Hundreds of Boko Haram suspects in Cameroon are being brutally tortured by security forces, Amnesty International said in a new report published Thursday.
The human rights group alleged "horrific and widespread torture at 20 sites, including four military bases, two facilities run by intelligence services, a private residence and a school."
Using dozens of testimonies, corroborated with satellite imagery, photographic and video evidence, the report 'Cameroon's secret torture chambers: human rights violations and war crimes in the fight against Boko Haram' documents 101 cases of incommunicado detention and torture between 2013 and 2017, at over 20 different sites.
"We have repeatedly and unequivocally condemned the atrocities and war crimes committed by Boko Haram in Cameroon. But, nothing could justify the callous and widespread practice of torture committed by the security forces against ordinary Cameroonians, who are often arrested without any evidence and forced to endure unimaginable pain," said Alioune Tine, Amnesty International's Regional Director for West and Central Africa.
"These horrific violations amount to war crimes. Given the weight of the evidence we have uncovered, the authorities must initiate independent investigations into these practices of incommunicado detention and torture, including potential individual and command responsibility."
In a statement by Isa Sanusi, head of media of Amnesty International's Nigeria office, the organisation said it had written to the Cameroonian authorities in April 2017 to share the report's findings, but no response was provided and all subsequent requests for meetings were refused.
Amnesty International estimates that Boko Haram has killed over 1,500 civilians in Cameroon since 2014, and abducted many others.
The group has killed more than ten times that number in neighbouring Nigeria where its insurgency began in 2009, according to official figures.
VICTIMS REVEAL HORROR
Victims described at least 24 torture methods they were subjected to, according to the report.
"In one common stress position, described by detainees as 'the goat', their limbs were tied together behind their back before they were beaten. In another technique, described by detainees as 'the swing', victims were suspended in the air with their limbs tied behind their back and beaten.
"The overwhelming majority of victims were tortured in two unofficial detention sites; the headquarters of the Rapid Intervention Batallion (BIR) in Salak, near the northern city of Maroua, and a facility in the capital, Yaoundé run by the General Directorate of External Research (DGRE), Cameroon's intelligence services, situated close to the country's Parliament," the report stated.
In Salak, there are two main cells measuring approximately 9 by 5 metres, each containing up to 70 people. Detainees were usually tortured in an interrogation room they called "the DGRE Room", which is located near the office of a senior officer, Amnesty said. The officer was described by victims as providing orders to interrogators, and by one victim as being able to "decide the life and death of each detainee".

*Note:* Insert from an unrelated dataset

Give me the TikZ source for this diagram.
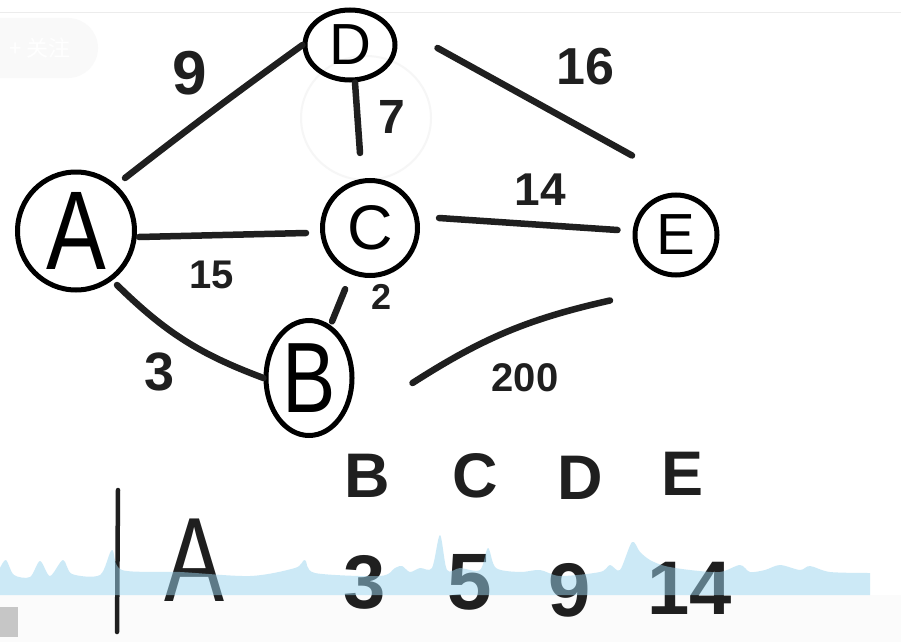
\documentclass[tikz,border=0pt]{standalone}
\usepackage{fontspec}
\setmainfont{Liberation Sans}
\newfontfamily\cjk{Noto Sans CJK SC}
\usetikzlibrary{shapes.geometric,calc}
\newcommand\fsz[1]{\fontsize{#1}{#1}\selectfont}
\begin{document}
\begin{tikzpicture}[x=1pt,y=-1pt,
  vert/.style={draw, ellipse, line width=5pt, inner sep=0pt},
  edge/.style={line width=6.5pt, line cap=round, color=black!88},
  wlabel/.style={inner sep=0pt, text=black!88},
  cell/.style={inner sep=0pt, text=black!88}]
\fill[white] (0,0) rectangle (901,642);
\useasboundingbox (0,0) rectangle (901,642);
% bottom light strip (under text)
\fill[gray!3] (0,595) rectangle (901,642);
\fill[gray!45] (0,607) rectangle (18,637);
% top header line and follow button
\draw[gray!15, line width=1pt] (0,13) -- (901,13);
\fill[gray!5, rounded corners=30pt] (-40,18) rectangle (98,78);
\node[text=white, font=\cjk\fsz{22}] (follow) at (40,48) {+ 关注};
% faint ghost circle
\draw[gray!7, line width=2pt] (366,118) ellipse (65 and 62);
% vertices
\node[vert, minimum width=117, minimum height=118, font=\fsz{112}] (A) at (76,231) {\scalebox{0.8}[1]{A}};
\node[vert, minimum width=90, minimum height=70, font=\fsz{58}] (D) at (350,45) {D};
\node[vert, minimum width=95, minimum height=95, font=\fsz{63}] (C) at (370,228) {C};
\node[vert, minimum width=86, minimum height=115, font=\fsz{100}] (B) at (309,378) {\scalebox{0.8}[1]{B}};
\node[vert, minimum width=82, minimum height=80, font=\fsz{58}] (E) at (676,235) {E};
% edges
\draw[edge] ($(A)+(49,-53)$) to[bend left=1] (D.west);
\draw[edge] ($(D.south)+(5,0)$) -- ($(C.north)+(-10,-25)$);
\draw[edge] ($(D.east)+(40,3)$) -- ($(E.north)+(-44,-37)$);
\draw[edge] ($(A.east)+(2,6)$) -- ($(C.west)+(-14,5)$);
\draw[edge] ($(C.east)+(19,-10)$) -- ($(E.west)+(-15,-5)$);
\draw[edge, shorten <=16pt, shorten >=4pt] (C) -- (B);
\draw[edge] ($(A)+(41,54)$) to[bend right=12] (B.west);
\draw[edge] ($(B.east)+(58,5)$) to[bend left=10] ($(E.south)+(-66,23)$);
% weights
\node[wlabel, font=\bfseries\fsz{62}] (w9) at (190,73) {9};
\node[wlabel, font=\bfseries\fsz{48}] (w7) at (392,117) {7};
\node[wlabel, font=\bfseries\fsz{52}] (w16) at (585,67) {16};
\node[wlabel, font=\bfseries\fsz{46}] (w14) at (540,190) {14};
\node[wlabel, font=\bfseries\fsz{40}] (w15) at (212,275) {15};
\node[wlabel, font=\bfseries\fsz{36}] (w2) at (382,297) {2};
\node[wlabel, font=\bfseries\fsz{54}] (w3) at (160,372) {3};
\node[wlabel, font=\bfseries\fsz{40}] (w200) at (525,378) {200};
% table
\draw[line width=4.5pt, line cap=round, black!88] (118,490) -- (117,632);
\node[cell, font=\bfseries\fsz{63}] (hB) at (367,476) {B};
\node[cell, font=\bfseries\fsz{63}] (hC) at (475,476) {C};
\node[cell, font=\bfseries\fsz{63}] (hD) at (580,478) {D};
\node[cell, font=\bfseries\fsz{63}] (hE) at (682,474) {E};
\node[cell, font=\fsz{120}] (rA) at (195,560) {\scalebox{0.75}[1]{A}};
\node[cell, font=\bfseries\fsz{76}] (r3) at (365,582) {3};
\node[cell, font=\bfseries\fsz{80}] (r5) at (470,582) {5};
\node[cell, font=\bfseries\fsz{76}] (r9) at (570,590) {9};
\node[cell, font=\bfseries\fsz{76}] (r14) at (690,588) {14};
% waveform overlay band
\fill[fill={rgb,255:red,155;green,213;blue,239}, fill opacity=0.5]
  plot[smooth] coordinates {(0,568) (6,560) (14,575) (30,577) (40,561) (50,576) (63,560) (72,574) (100,575) (112,550) (122,570) (180,572) (250,576) (295,568) (305,560) (315,573) (380,576) (395,568) (402,566) (410,572) (420,568) (432,568) (440,535) (447,570) (460,568) (480,570) (488,548) (496,568) (520,572) (540,570) (560,576) (600,572) (610,565) (620,570) (632,542) (640,552) (650,560) (665,566) (690,570) (720,572) (740,565) (750,572) (765,570) (780,565) (800,570) (810,566) (830,572) (870,573)}
  -- (870,595) -- (0,595) -- cycle;
\end{tikzpicture}
\end{document}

Samou (not his real name), who was arrested in March 2016, told Amnesty International about his interrogation in Salak a few days after his arrest:
"They asked me to tell them if I knew members of Boko Haram. That's when the guard tied my hands and feet behind my back and started to beat me with an electric cable, while throwing water on me at the same time. They beat me half to death."
Mohamed (not his real name) spent six months in incommunicado detention and was interrogated and tortured several times in Salak. He told Amnesty International:
"The soldiers asked us to confess. They told us that if we did not confess, they would bring us to Yaoundé to kill us. We replied that we preferred to be killed rather than to confess something that we didn't know about. They beat us like this for four days."
INTERNATIONAL INQUIRY
The report said both France and U.S. have military presence in Salak and are likely to be aware of Cameroonian authorities' treatment of detainees.
The report therefore called for "US and other international partners to investigate their military personnel's possible knowledge of torture at one base".